Chomsky is the third scholar to receive the Havens Center award, which is given to a scholar with a distinguished and extensive record of scholarly achievement in the critical tradition of social thought. The first two went to Frances Fox Piven in 2004 and Howard Zinn in 2006.
Chomsky has provided a voice in politics for more than 40 years. Although he is well known in the academic and scientific community as one of the fathers of modern linguistics, since the 1960s he has become known more widely as a political dissident, an anarchist and a libertarian socialist intellectual.
Beginning with his opposition to the Vietnam War, Chomsky established himself as a prominent critic of U.S. foreign and domestic policy.
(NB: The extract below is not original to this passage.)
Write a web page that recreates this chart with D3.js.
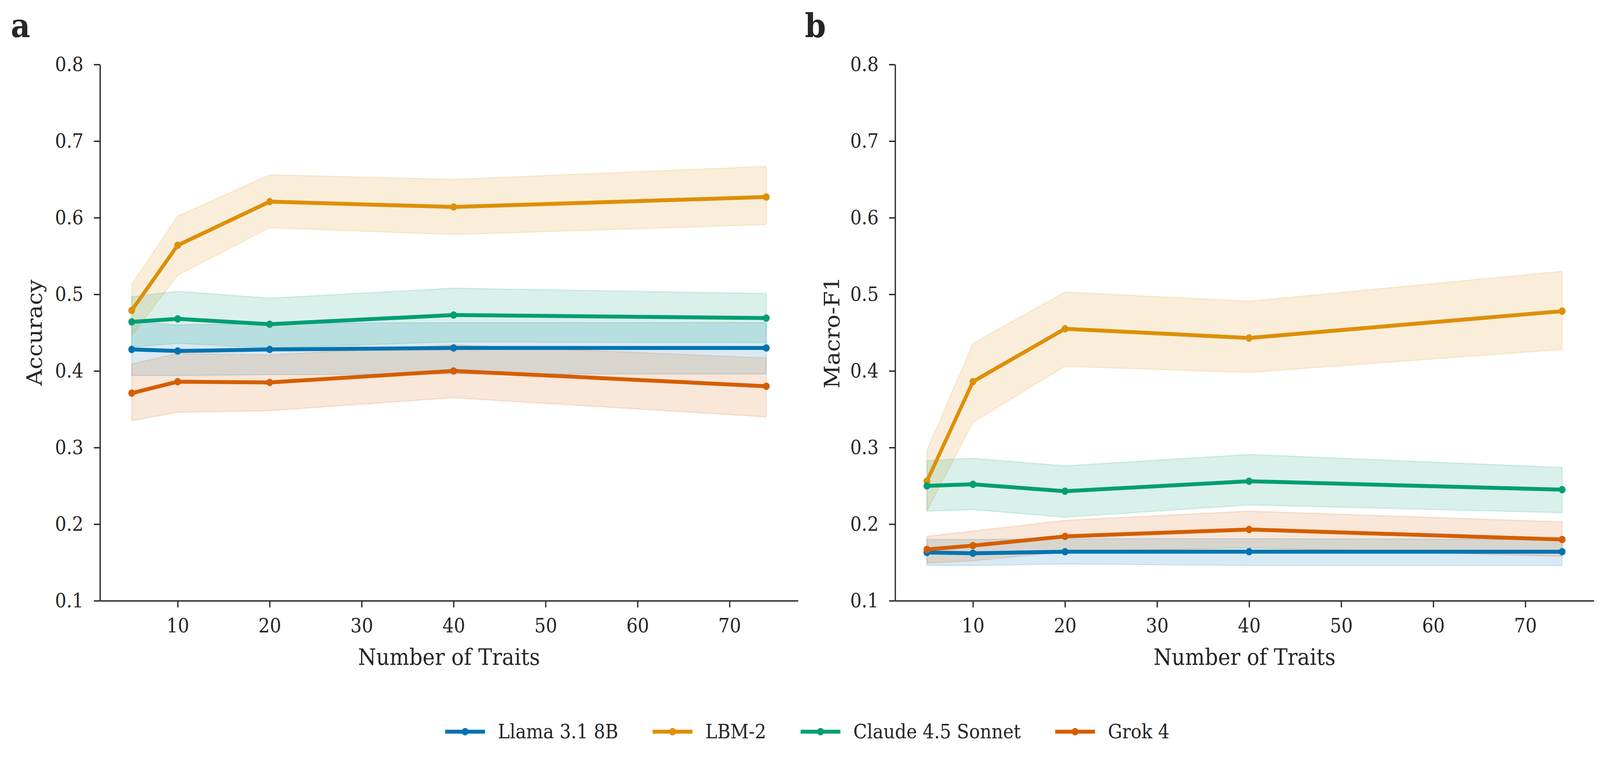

In February 1967, Chomsky became one of the leading opponents of the war with the publication of his essay, “The Responsibility of Intellectuals,” followed by his 1969 book, “American Power and the New Mandarins,” a collection of essays that placed him at the forefront of American dissent.
“Noam Chomsky is almost certainly the best known and most widely read American public intellectual in the world,” says Havens Center director Erik Olin Wright. “In his powerful early essay, ‘The Responsibility of Intellectuals,’ published at the height of the Vietnam War, Chomsky wrote, ‘It is the responsibility of intellectuals to speak the truth and to expose lies.’ In the over four decades since that publication he has steadfastly lived up to that responsibility, relentlessly exposing the misinformation used to justify American military aggression around the world and the domination of conservative politics at home.”
His far-reaching criticisms of U.S. foreign policy and the legitimacy of U.S. power have made him a controversial figure. A prolific author, Chomsky has written dozens of books.
Established in the UW–Madison sociology department in 1984, the A. E. Havens Center for the Study of Social Structure and Social Change is dedicated to promoting critical intellectual reflection and exchange, both within the academy as well as between it and the broader society.